Although ridership has been on the rise, topping 3 million trips in 2017 for the first time since 2009, bus service is down 10 percent from where it was in 2008. The current plan to improve the system is to focus on existing services before attempting to develop new routes. Mountain Metro has worked to rebuild its service and focus on the areas of greatest need, increasing the frequency of routes and adding back evening and weekend service. Mountain Metro has increased service hours since 2010, and added 107 more operating days.
City council now has to decide how support the current system while luring more people to ride the bus — and not just those who have no other choices.

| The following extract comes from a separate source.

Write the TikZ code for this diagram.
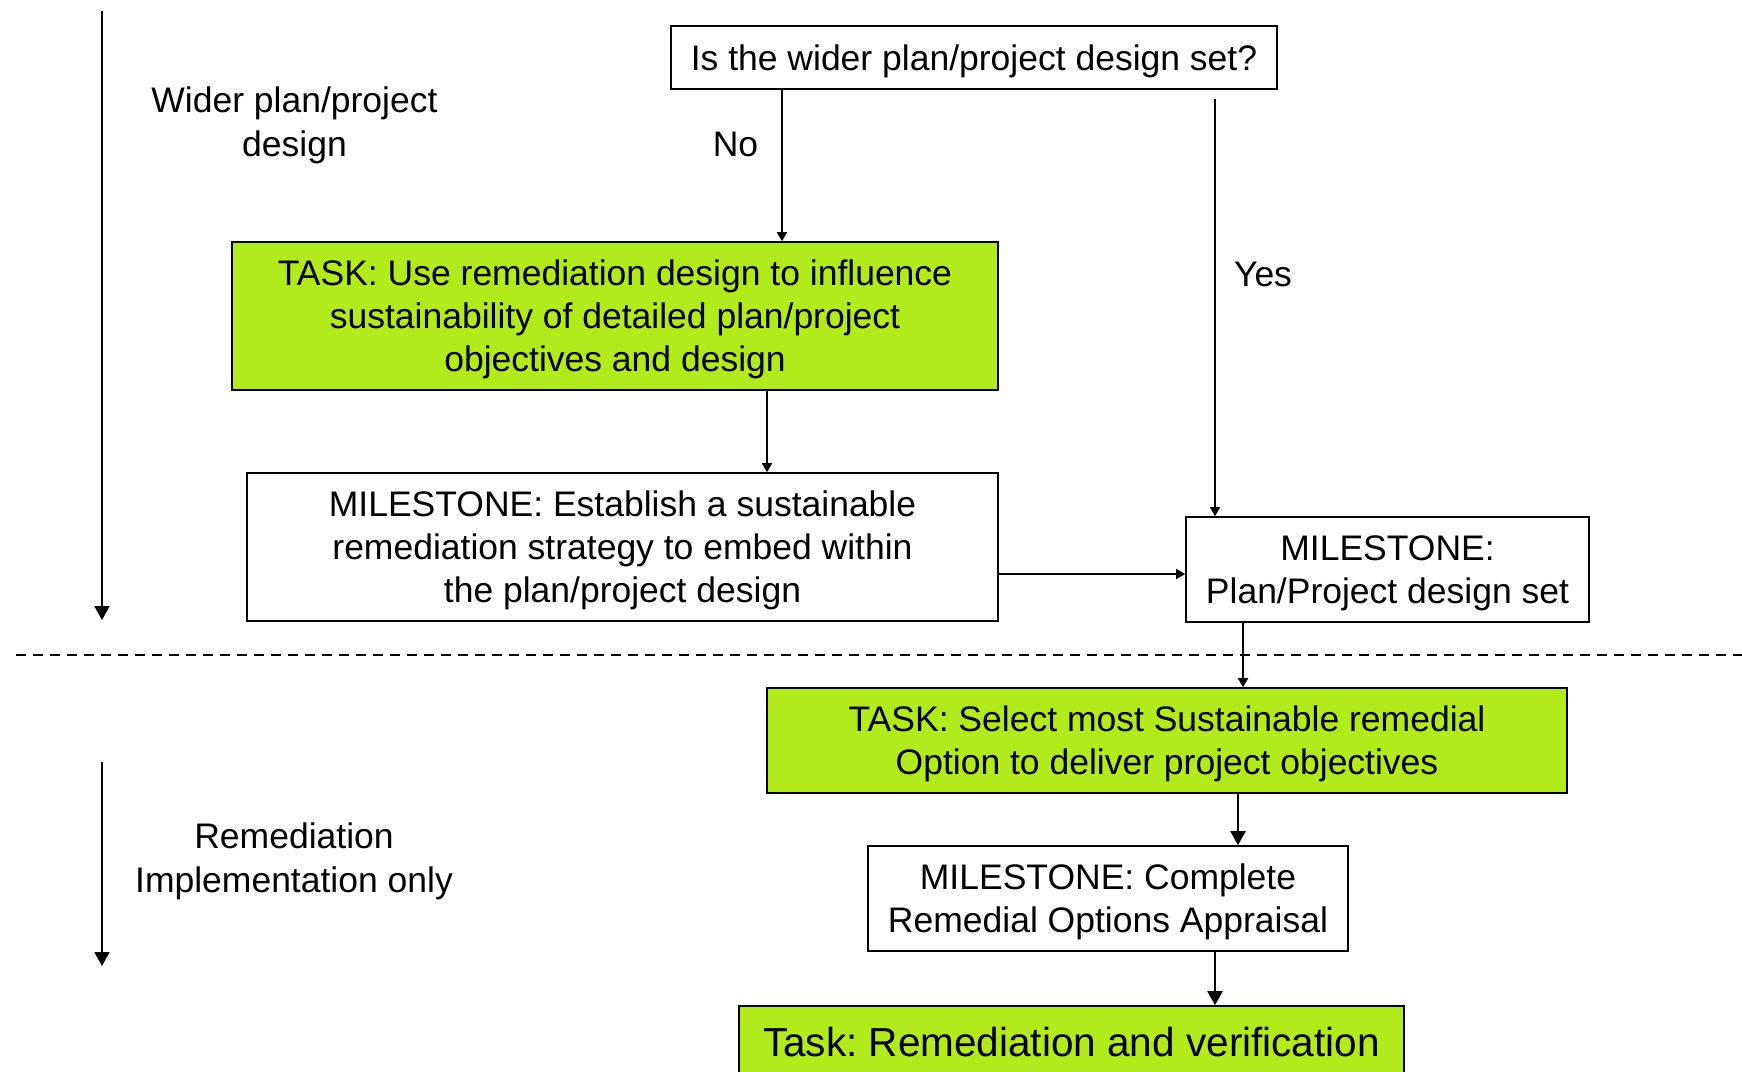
\documentclass[tikz,border=0pt]{standalone}
\usepackage{fontspec}
\setmainfont{Liberation Sans}
\usetikzlibrary{arrows.meta}
\definecolor{taskgreen}{RGB}{178,235,28}
\frenchspacing
\tikzset{
  box/.style={draw, line width=0.8pt, align=center, inner sep=0pt, text depth=0pt, font=\fontsize{17.75}{21.5}\selectfont},
  taskbox/.style={box, fill=taskgreen},
  msbox/.style={box, fill=white},
  arr/.style={-{Triangle[length=4.5pt,width=5pt]}, line width=0.8pt},
  bigarr/.style={-{Triangle[length=7pt,width=7.5pt]}, line width=1pt},
  lbl/.style={align=center, text depth=0pt, font=\fontsize{17.75}{22}\selectfont}
}
\begin{document}
\begin{tikzpicture}[x=0.5pt, y=-0.5pt]

\path[use as bounding box, clip] (0,0) rectangle (1742,1072);

% phase arrows on the left
\coordinate (wtop) at (102,11); \coordinate (wbot) at (102,620);
\draw[bigarr] (wtop) -- (wbot);
\node[lbl] (wider) at (294.5,122) {Wider plan/project\\design};

\coordinate (rtop) at (102,762); \coordinate (rbot) at (102,966);
\draw[bigarr] (rtop) -- (rbot);
\node[lbl] (remed) at (294,858) {Remediation\\Implementation only};

% boxes
\node[msbox, minimum width=303pt, minimum height=31.5pt] (q) at (974,57.5) {Is the wider plan/project design set?};
\node[taskbox, minimum width=383pt, minimum height=74pt] (task1) at (615,316)
  {TASK: Use remediation design to influence\\sustainability of detailed plan/project\\objectives and design};
\node[msbox, minimum width=375.5pt, minimum height=74pt] (ms1) at (622.5,547)
  {MILESTONE: Establish a sustainable\\remediation strategy to embed within\\the plan/project design};
\node[msbox, minimum width=201.5pt, minimum height=52.5pt] (ms2) at (1387.5,569.5)
  {MILESTONE:\\Plan/Project design set};
\node[taskbox, minimum width=400pt, minimum height=52.5pt] (task2) at (1167,740.5)
  {TASK: Select most Sustainable remedial\\Option to deliver project objectives};
\node[msbox, minimum width=240pt, minimum height=52.5pt] (ms3) at (1108,898.5)
  {MILESTONE: Complete\\Remedial Options Appraisal};
\node[taskbox, minimum width=332.5pt, minimum height=35.7pt, font=\fontsize{20.25}{24}\selectfont] (task3) at (1071.5,1041.7)
  {Task: Remediation and verification};

% labels on the branches
\node[lbl] (no) at (735.5,144.5) {No};
\node[lbl] (yes) at (1263,274) {Yes};

% dashed divider
\coordinate (dl) at (16,655); \coordinate (dr) at (1742,655);
\draw[dashed, dash pattern=on 5pt off 3.5pt, line width=0.8pt] (dl) -- (dr);

% connectors
\draw[arr] ([xshift=-96pt]q.south) coordinate (nofrom) -- (nofrom |- task1.north);
\draw[arr] ([xshift=120.5pt,yshift=-4.5pt]q.south) coordinate (yesfrom) -- (yesfrom |- ms2.north);
\draw[arr] ([xshift=76pt]task1.south) coordinate (t1from) -- (t1from |- ms1.north);
\draw[arr] ([yshift=-13.5pt]ms1.east) coordinate (m1from) -- (m1from -| ms2.west);
\draw[arr] ([xshift=-72.25pt]ms2.south) coordinate (m2from) -- (m2from |- task2.north);
\draw[bigarr] ([xshift=35.5pt]task2.south) coordinate (t2from) -- (t2from |- ms3.north);
\draw[bigarr] ([xshift=53.5pt]ms3.south) coordinate (m3from) -- (m3from |- task3.north);

\end{tikzpicture}
\end{document}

“Should we provide OK service for 200 square miles or should we decide to really provide some service to most areas, but really focus on a more robust service for a part of a city so that we can really start to grow those choice riders?” Gaebler wondered.
The city decided to work on the center of the system, including downtown, to generate revenue from the people themselves in the form of fares.
“It’s tough,” she says, “because you are not going to get folks who can afford to drive to ride the bus unless it’s convenient for them.”
Even so, funding will come up short and Gaebler believes the city has to get creative in finding the money to expand Mountain Metro’s reach even considering a $209,562 increase in the transit budget for 2019.
“Unfortunately, building a more robust system while focusing on the core is going to happen through private partnerships,” Gaebler said. She cites the upcoming partnership with Penrose hospital, a major employer, that will connect riders with both health care and jobs. She also supports connecting the airport to the city.
“It is completely unheard of that a city of our size does not provide transit from our airport to our core,” she said. “It is embarrassing.”